§ **TASK**
Copy out the complete listing, word for word.

[Start of SUPPLIED MATERIAL]

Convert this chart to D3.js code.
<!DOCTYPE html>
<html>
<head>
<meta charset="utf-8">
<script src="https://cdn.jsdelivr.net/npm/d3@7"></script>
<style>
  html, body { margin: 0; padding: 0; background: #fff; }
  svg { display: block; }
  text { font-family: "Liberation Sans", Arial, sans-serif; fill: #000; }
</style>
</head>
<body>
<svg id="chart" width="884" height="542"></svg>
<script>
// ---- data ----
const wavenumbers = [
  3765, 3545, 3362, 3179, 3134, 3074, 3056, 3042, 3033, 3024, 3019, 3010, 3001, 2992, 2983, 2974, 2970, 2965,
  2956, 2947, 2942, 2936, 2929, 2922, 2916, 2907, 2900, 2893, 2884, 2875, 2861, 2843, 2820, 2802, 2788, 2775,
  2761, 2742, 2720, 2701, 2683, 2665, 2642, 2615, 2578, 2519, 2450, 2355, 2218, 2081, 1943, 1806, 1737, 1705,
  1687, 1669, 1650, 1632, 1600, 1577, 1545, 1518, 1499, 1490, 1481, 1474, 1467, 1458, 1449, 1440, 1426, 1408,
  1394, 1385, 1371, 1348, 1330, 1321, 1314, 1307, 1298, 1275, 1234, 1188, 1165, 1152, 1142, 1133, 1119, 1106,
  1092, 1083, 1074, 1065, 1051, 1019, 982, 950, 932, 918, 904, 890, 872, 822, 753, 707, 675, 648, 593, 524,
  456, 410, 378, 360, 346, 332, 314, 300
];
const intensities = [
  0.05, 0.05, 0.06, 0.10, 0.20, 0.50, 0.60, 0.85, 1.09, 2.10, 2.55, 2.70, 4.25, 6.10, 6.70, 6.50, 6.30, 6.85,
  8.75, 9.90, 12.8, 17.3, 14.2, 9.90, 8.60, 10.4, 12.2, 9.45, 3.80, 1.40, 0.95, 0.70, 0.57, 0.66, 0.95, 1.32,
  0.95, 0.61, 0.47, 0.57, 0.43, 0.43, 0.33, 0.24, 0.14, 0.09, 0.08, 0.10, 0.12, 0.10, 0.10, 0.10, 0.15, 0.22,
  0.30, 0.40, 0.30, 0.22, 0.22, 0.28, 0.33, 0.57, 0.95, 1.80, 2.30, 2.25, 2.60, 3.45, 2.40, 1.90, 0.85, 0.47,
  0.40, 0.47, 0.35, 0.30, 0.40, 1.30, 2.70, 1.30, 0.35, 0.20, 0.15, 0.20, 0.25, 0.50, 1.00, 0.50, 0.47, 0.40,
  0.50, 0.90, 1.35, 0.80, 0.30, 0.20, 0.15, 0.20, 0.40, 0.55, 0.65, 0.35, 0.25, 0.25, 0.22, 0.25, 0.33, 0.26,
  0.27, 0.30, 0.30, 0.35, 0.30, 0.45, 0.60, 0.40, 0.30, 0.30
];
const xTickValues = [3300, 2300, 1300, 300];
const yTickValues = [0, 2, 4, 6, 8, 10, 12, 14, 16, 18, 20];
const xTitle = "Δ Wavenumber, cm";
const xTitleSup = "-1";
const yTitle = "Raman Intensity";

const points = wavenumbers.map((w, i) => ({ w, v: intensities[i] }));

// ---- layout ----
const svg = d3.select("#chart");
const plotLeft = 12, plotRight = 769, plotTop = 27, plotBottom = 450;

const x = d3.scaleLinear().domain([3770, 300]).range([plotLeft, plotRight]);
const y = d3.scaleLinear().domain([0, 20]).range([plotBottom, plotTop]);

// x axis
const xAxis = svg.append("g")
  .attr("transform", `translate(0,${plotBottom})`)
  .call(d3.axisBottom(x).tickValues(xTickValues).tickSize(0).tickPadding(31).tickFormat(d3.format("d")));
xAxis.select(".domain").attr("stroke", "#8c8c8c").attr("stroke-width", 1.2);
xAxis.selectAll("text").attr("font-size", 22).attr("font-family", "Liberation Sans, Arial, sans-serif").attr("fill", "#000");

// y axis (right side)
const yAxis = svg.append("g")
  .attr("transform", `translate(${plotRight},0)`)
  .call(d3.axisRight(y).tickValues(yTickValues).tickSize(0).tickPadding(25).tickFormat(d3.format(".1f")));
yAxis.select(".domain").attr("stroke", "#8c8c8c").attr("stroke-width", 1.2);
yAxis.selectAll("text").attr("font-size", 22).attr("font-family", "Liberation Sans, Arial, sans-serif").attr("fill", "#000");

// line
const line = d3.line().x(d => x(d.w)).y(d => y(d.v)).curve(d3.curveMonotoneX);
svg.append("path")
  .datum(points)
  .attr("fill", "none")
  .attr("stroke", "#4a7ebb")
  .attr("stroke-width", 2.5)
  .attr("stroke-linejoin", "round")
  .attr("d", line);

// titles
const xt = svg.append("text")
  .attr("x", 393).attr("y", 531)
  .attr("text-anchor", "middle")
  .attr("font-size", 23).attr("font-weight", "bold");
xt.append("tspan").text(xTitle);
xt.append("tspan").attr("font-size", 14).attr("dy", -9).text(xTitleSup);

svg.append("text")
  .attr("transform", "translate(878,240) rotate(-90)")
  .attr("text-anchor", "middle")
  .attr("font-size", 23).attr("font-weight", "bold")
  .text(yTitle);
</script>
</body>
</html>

[End of SUPPLIED MATERIAL]

§ **EXERCISE OUTPUT**
Convert this chart to D3.js code.
<!DOCTYPE html>
<html>
<head>
<meta charset="utf-8">
<script src="https://cdn.jsdelivr.net/npm/d3@7"></script>
<style>
  html, body { margin: 0; padding: 0; background: #fff; }
  svg { display: block; }
  text { font-family: "Liberation Sans", Arial, sans-serif; fill: #000; }
</style>
</head>
<body>
<svg id="chart" width="884" height="542"></svg>
<script>
// ---- data ----
const wavenumbers = [
  3765, 3545, 3362, 3179, 3134, 3074, 3056, 3042, 3033, 3024, 3019, 3010, 3001, 2992, 2983, 2974, 2970, 2965,
  2956, 2947, 2942, 2936, 2929, 2922, 2916, 2907, 2900, 2893, 2884, 2875, 2861, 2843, 2820, 2802, 2788, 2775,
  2761, 2742, 2720, 2701, 2683, 2665, 2642, 2615, 2578, 2519, 2450, 2355, 2218, 2081, 1943, 1806, 1737, 1705,
  1687, 1669, 1650, 1632, 1600, 1577, 1545, 1518, 1499, 1490, 1481, 1474, 1467, 1458, 1449, 1440, 1426, 1408,
  1394, 1385, 1371, 1348, 1330, 1321, 1314, 1307, 1298, 1275, 1234, 1188, 1165, 1152, 1142, 1133, 1119, 1106,
  1092, 1083, 1074, 1065, 1051, 1019, 982, 950, 932, 918, 904, 890, 872, 822, 753, 707, 675, 648, 593, 524,
  456, 410, 378, 360, 346, 332, 314, 300
];
const intensities = [
  0.05, 0.05, 0.06, 0.10, 0.20, 0.50, 0.60, 0.85, 1.09, 2.10, 2.55, 2.70, 4.25, 6.10, 6.70, 6.50, 6.30, 6.85,
  8.75, 9.90, 12.8, 17.3, 14.2, 9.90, 8.60, 10.4, 12.2, 9.45, 3.80, 1.40, 0.95, 0.70, 0.57, 0.66, 0.95, 1.32,
  0.95, 0.61, 0.47, 0.57, 0.43, 0.43, 0.33, 0.24, 0.14, 0.09, 0.08, 0.10, 0.12, 0.10, 0.10, 0.10, 0.15, 0.22,
  0.30, 0.40, 0.30, 0.22, 0.22, 0.28, 0.33, 0.57, 0.95, 1.80, 2.30, 2.25, 2.60, 3.45, 2.40, 1.90, 0.85, 0.47,
  0.40, 0.47, 0.35, 0.30, 0.40, 1.30, 2.70, 1.30, 0.35, 0.20, 0.15, 0.20, 0.25, 0.50, 1.00, 0.50, 0.47, 0.40,
  0.50, 0.90, 1.35, 0.80, 0.30, 0.20, 0.15, 0.20, 0.40, 0.55, 0.65, 0.35, 0.25, 0.25, 0.22, 0.25, 0.33, 0.26,
  0.27, 0.30, 0.30, 0.35, 0.30, 0.45, 0.60, 0.40, 0.30, 0.30
];
const xTickValues = [3300, 2300, 1300, 300];
const yTickValues = [0, 2, 4, 6, 8, 10, 12, 14, 16, 18, 20];
const xTitle = "Δ Wavenumber, cm";
const xTitleSup = "-1";
const yTitle = "Raman Intensity";

const points = wavenumbers.map((w, i) => ({ w, v: intensities[i] }));

// ---- layout ----
const svg = d3.select("#chart");
const plotLeft = 12, plotRight = 769, plotTop = 27, plotBottom = 450;

const x = d3.scaleLinear().domain([3770, 300]).range([plotLeft, plotRight]);
const y = d3.scaleLinear().domain([0, 20]).range([plotBottom, plotTop]);

// x axis
const xAxis = svg.append("g")
  .attr("transform", `translate(0,${plotBottom})`)
  .call(d3.axisBottom(x).tickValues(xTickValues).tickSize(0).tickPadding(31).tickFormat(d3.format("d")));
xAxis.select(".domain").attr("stroke", "#8c8c8c").attr("stroke-width", 1.2);
xAxis.selectAll("text").attr("font-size", 22).attr("font-family", "Liberation Sans, Arial, sans-serif").attr("fill", "#000");

// y axis (right side)
const yAxis = svg.append("g")
  .attr("transform", `translate(${plotRight},0)`)
  .call(d3.axisRight(y).tickValues(yTickValues).tickSize(0).tickPadding(25).tickFormat(d3.format(".1f")));
yAxis.select(".domain").attr("stroke", "#8c8c8c").attr("stroke-width", 1.2);
yAxis.selectAll("text").attr("font-size", 22).attr("font-family", "Liberation Sans, Arial, sans-serif").attr("fill", "#000");

// line
const line = d3.line().x(d => x(d.w)).y(d => y(d.v)).curve(d3.curveMonotoneX);
svg.append("path")
  .datum(points)
  .attr("fill", "none")
  .attr("stroke", "#4a7ebb")
  .attr("stroke-width", 2.5)
  .attr("stroke-linejoin", "round")
  .attr("d", line);

// titles
const xt = svg.append("text")
  .attr("x", 393).attr("y", 531)
  .attr("text-anchor", "middle")
  .attr("font-size", 23).attr("font-weight", "bold");
xt.append("tspan").text(xTitle);
xt.append("tspan").attr("font-size", 14).attr("dy", -9).text(xTitleSup);

svg.append("text")
  .attr("transform", "translate(878,240) rotate(-90)")
  .attr("text-anchor", "middle")
  .attr("font-size", 23).attr("font-weight", "bold")
  .text(yTitle);
</script>
</body>
</html>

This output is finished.